British automobile magazine

Practical Performance Car Magazine ("PPC") is a British car YouTube channel and former magazine that was published monthly by Blockhead Media. The channel uses the strap-lines "Performance Tuning for Grown Ups" and "Building, tuning & buying real-world performance cars".

==History==
The original magazine was launched in May 2004 by former Practical Classics magazine staff members, Will Holman and Kevin Leaper, and took an expert DIY approach to its stated interest areas (above), covering topics in three distinct sections.

The magazine's last issue was published in August 2022, after which Blockhead Media ceased trading.

After an almost two-year hiatus, Will Holman announced the magazine's comeback as a YouTube channel via a video message.
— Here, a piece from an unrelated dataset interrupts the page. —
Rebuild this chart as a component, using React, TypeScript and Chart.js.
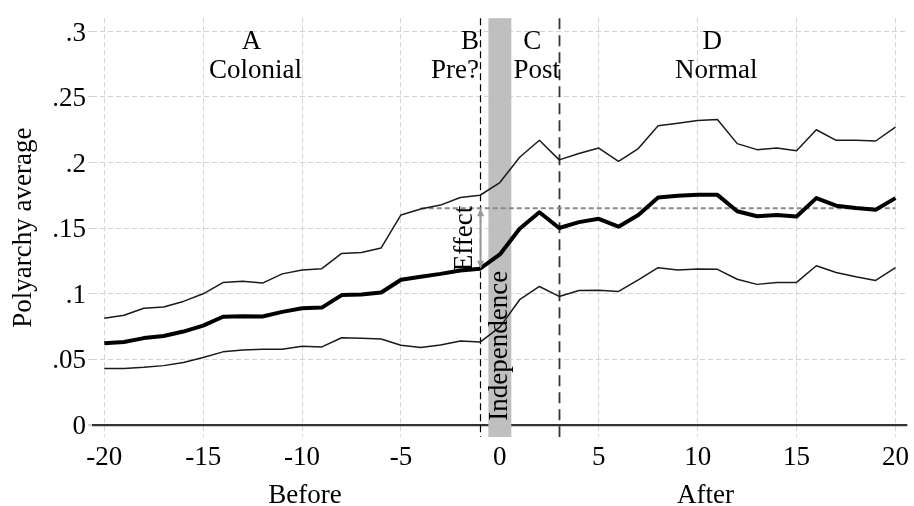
import React, { useEffect, useRef } from 'react';
import { Chart, registerables } from 'chart.js';

Chart.register(...registerables);

// ---- data ----
const years = [-20, -19, -18, -17, -16, -15, -14, -13, -12, -11, -10, -9, -8, -7, -6, -5, -4, -3, -2, -1, 0, 1, 2, 3, 4, 5, 6, 7, 8, 9, 10, 11, 12, 13, 14, 15, 16, 17, 18, 19, 20];
const polyMean = [0.062, 0.063, 0.066, 0.0676, 0.071, 0.0755, 0.0823, 0.0827, 0.0825, 0.086, 0.0888, 0.0893, 0.0988, 0.0993, 0.1008, 0.1105, 0.1128, 0.115, 0.1176, 0.119, 0.1298, 0.1494, 0.162, 0.150, 0.1545, 0.157, 0.151, 0.160, 0.1733, 0.1746, 0.1753, 0.1753, 0.1628, 0.159, 0.160, 0.1588, 0.1728, 0.167, 0.1653, 0.164, 0.1728];
const polyUpper = [0.0812, 0.0835, 0.0888, 0.0897, 0.094, 0.0998, 0.1084, 0.1094, 0.108, 0.115, 0.118, 0.119, 0.1306, 0.1313, 0.1348, 0.160, 0.1645, 0.1675, 0.1733, 0.175, 0.1847, 0.204, 0.217, 0.202, 0.2068, 0.211, 0.2008, 0.2106, 0.228, 0.230, 0.232, 0.2328, 0.2144, 0.2098, 0.211, 0.209, 0.225, 0.2169, 0.2169, 0.2164, 0.227];
const polyLower = [0.0429, 0.0429, 0.0437, 0.045, 0.0474, 0.0512, 0.0555, 0.057, 0.0575, 0.0575, 0.0598, 0.0593, 0.0663, 0.0659, 0.0653, 0.0605, 0.0588, 0.0607, 0.0638, 0.063, 0.0744, 0.0953, 0.1054, 0.0978, 0.1023, 0.1026, 0.1016, 0.1104, 0.1197, 0.118, 0.1188, 0.1185, 0.1109, 0.107, 0.1085, 0.1085, 0.1212, 0.116, 0.1128, 0.110, 0.1197];

const xTicks = [-20, -15, -10, -5, 0, 5, 10, 15, 20];
const yTicks = [0, 0.05, 0.1, 0.15, 0.2, 0.25, 0.3];
const yTickLabels = ['0', '.05', '.1', '.15', '.2', '.25', '.3'];

const periodLetters = ['A', 'B', 'C', 'D'];
const periodNames = ['Colonial', 'Pre?', 'Post', 'Normal'];
const phaseLines = [-1, 3];
const independenceYear = 0;
const effectFrom = 0.119;
const effectTo = 0.165;
const effectStartYear = -4;
const effectEndYear = 20;

const yAxisTitle = 'Polyarchy average';
const beforeLabel = 'Before';
const afterLabel = 'After';
const effectLabel = 'Effect';
const independenceLabel = 'Independence';

// ---- layout constants (not data) ----
const FONT = '"Liberation Serif", "Times New Roman", serif';
const FS = 27;
const letterX = [-12.55, -1.06, 1.64, 10.74];
const nameX = [-12.35, -1.06, 1.86, 10.94];
const letterAlign: CanvasTextAlign[] = ['center', 'right', 'center', 'center'];

const annotPlugin = {
  id: 'annot',
  beforeDatasetsDraw(chart: any) {
    const { ctx, chartArea, scales } = chart;
    const { top, bottom } = chartArea;
    const x = scales.x, y = scales.y;
    ctx.save();
    // independence band
    const bl = x.getPixelForValue(independenceYear - 0.58);
    const br = x.getPixelForValue(independenceYear + 0.58);
    ctx.fillStyle = '#bfbfbf';
    ctx.fillRect(bl, top, br - bl, bottom - top);
    // phase lines
    phaseLines.forEach((v, i) => {
      const px = Math.round(x.getPixelForValue(v)) + 0.5;
      ctx.beginPath();
      ctx.strokeStyle = i === 0 ? '#000' : '#333';
      ctx.lineWidth = i === 0 ? 1.2 : 1.8;
      ctx.setLineDash(i === 0 ? [7, 4] : [11, 6]);
      ctx.moveTo(px, top);
      ctx.lineTo(px, bottom);
      ctx.stroke();
    });
    // effect reference line
    const hy = y.getPixelForValue(effectTo);
    ctx.beginPath();
    ctx.strokeStyle = '#8a8a8a';
    ctx.lineWidth = 2;
    ctx.setLineDash([5, 3]);
    ctx.moveTo(x.getPixelForValue(effectStartYear), hy);
    ctx.lineTo(x.getPixelForValue(effectEndYear), hy);
    ctx.stroke();
    ctx.restore();
  },
  afterDatasetsDraw(chart: any) {
    const { ctx, chartArea, scales } = chart;
    const x = scales.x, y = scales.y;
    ctx.save();
    // arrow
    const ax = x.getPixelForValue(phaseLines[0]) + 0.5;
    const ay1 = y.getPixelForValue(effectFrom);
    const ay2 = y.getPixelForValue(effectTo);
    ctx.strokeStyle = '#999';
    ctx.fillStyle = '#999';
    ctx.lineWidth = 2;
    ctx.setLineDash([]);
    ctx.beginPath();
    ctx.moveTo(ax, ay1 - 3);
    ctx.lineTo(ax, ay2 + 3);
    ctx.stroke();
    const head = (yy: number, dir: number) => {
      ctx.beginPath();
      ctx.moveTo(ax, yy);
      ctx.lineTo(ax - 3.5, yy + dir * 8);
      ctx.lineTo(ax + 3.5, yy + dir * 8);
      ctx.closePath();
      ctx.fill();
    };
    head(ay2, 1);
    head(ay1, -1);

    ctx.fillStyle = '#000';
    ctx.font = `${FS}px ${FONT}`;
    // period labels
    const top = chartArea.top;
    periodLetters.forEach((t, i) => {
      ctx.textBaseline = 'alphabetic';
      ctx.textAlign = letterAlign[i];
      ctx.fillText(t, x.getPixelForValue(letterX[i]), top + 31);
      ctx.fillText(periodNames[i], x.getPixelForValue(nameX[i]), top + 59.5);
    });
    // Effect
    ctx.save();
    ctx.translate(x.getPixelForValue(-1.75), y.getPixelForValue((effectFrom + effectTo) / 2));
    ctx.rotate(-Math.PI / 2);
    ctx.textAlign = 'center';
    ctx.textBaseline = 'middle';
    ctx.fillText(effectLabel, 0, 0);
    ctx.restore();
    // Independence
    ctx.save();
    ctx.translate(x.getPixelForValue(independenceYear), y.getPixelForValue(0.003));
    ctx.rotate(-Math.PI / 2);
    ctx.textAlign = 'left';
    ctx.textBaseline = 'middle';
    ctx.fillText(independenceLabel, 0, 0);
    ctx.restore();
    // Before / After
    ctx.textAlign = 'center';
    ctx.textBaseline = 'alphabetic';
    ctx.fillText(beforeLabel, x.getPixelForValue(-9.85), chartArea.bottom + 66);
    ctx.fillText(afterLabel, x.getPixelForValue(10.4), chartArea.bottom + 66);
    ctx.restore();
  },
};

export default function App() {
  const ref = useRef<HTMLCanvasElement>(null);
  useEffect(() => {
    document.body.style.margin = '0';
    if (!ref.current) return;
    const chart = new Chart(ref.current, {
      type: 'line',
      data: {
        datasets: [
          { data: years.map((v, i) => ({ x: v, y: polyUpper[i] })), borderColor: '#1a1a1a', borderWidth: 1.5, pointRadius: 0, tension: 0, borderJoinStyle: 'round' },
          { data: years.map((v, i) => ({ x: v, y: polyMean[i] })), borderColor: '#000', borderWidth: 4, pointRadius: 0, tension: 0, borderJoinStyle: 'round' },
          { data: years.map((v, i) => ({ x: v, y: polyLower[i] })), borderColor: '#1a1a1a', borderWidth: 1.5, pointRadius: 0, tension: 0, borderJoinStyle: 'round' },
        ],
      },
      options: {
        responsive: false,
        animation: false,
        events: [],
        layout: { padding: { top: 15, right: 4, left: 0, bottom: 0 } },
        plugins: { legend: { display: false }, tooltip: { enabled: false } },
        scales: {
          x: {
            type: 'linear',
            min: -20.62,
            max: 20.6,
            afterBuildTicks: (s: any) => { s.ticks = xTicks.map((v) => ({ value: v })); },
            afterFit: (s: any) => { s.height = 69; },
            grid: { color: '#d4d4d4', lineWidth: 1, drawTicks: false },
            border: { display: false, dash: [5, 3] },
            ticks: {
              font: { family: FONT, size: FS },
              color: '#000',
              padding: 5,
              maxRotation: 0,
              autoSkip: false,
              callback: (v: any) => String(v),
            },
          },
          y: {
            type: 'linear',
            min: -0.00946,
            max: 0.3101,
            afterBuildTicks: (s: any) => { s.ticks = yTicks.map((v) => ({ value: v })); },
            afterFit: (s: any) => { s.width = 92; },
            grid: {
              color: (c: any) => (c.tick && c.tick.value === 0 ? '#333' : '#d4d4d4'),
              lineWidth: (c: any) => (c.tick && c.tick.value === 0 ? 2.2 : 1),
              drawTicks: true,
              tickLength: 4,
              tickColor: '#d4d4d4',
            },
            border: { display: false, dash: (c: any) => (c.tick && c.tick.value === 0 ? [] : [5, 3]) },
            ticks: {
              font: { family: FONT, size: FS },
              color: '#000',
              padding: 2,
              labelOffset: 2,
              autoSkip: false,
              callback: (v: any) => {
                const i = yTicks.indexOf(Number(v));
                return i >= 0 ? yTickLabels[i] : '';
              },
            },
            title: {
              display: true,
              text: yAxisTitle,
              font: { family: FONT, size: FS },
              color: '#000',
              padding: { top: 8, bottom: 0 },
            },
          },
        },
      },
      plugins: [annotPlugin],
    } as any);
    return () => chart.destroy();
  }, []);
  return (
    <div style={{ width: 914, height: 506 }}>
      <canvas ref={ref} width={914} height={506} style={{ display: 'block' }} />
    </div>
  );
}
The new channel states that it focuses "on classic cars that enthusiasts can (and do) build on their drive/garage/shed/living room floor, PPC is hosted by magazine founder and editor, Will Holman, and long-term contributor, Ben Allen."

==Front==
This section of the magazine generally included articles of interest, feature cars, news and updates on those cars owned by the magazine's staff and its readership.

==Tech==
This section of the magazine generally included technical and expert-technical articles on a very wide range of topics such as modifications to the chassis, engine, suspension or engine management of a selected car. Articles are usually based on technical modifications that are widely applicable, or applicable to a popular model. The section also includes an opportunity for readers to submit their own technical project, which, if selected, will be featured in the magazine.

==Buyer==
This section of the magazine, as the name suggests, offered advice and tips on buying cars. Each month, the magazine will select a car to feature (for example the Lotus Carlton featured in the October 2006 edition), and provide a multi-page feature covering the car's history, known issues and attractions and advice regarding prices and maintenance.

This section also included classified adverts from both trade and private advertisers.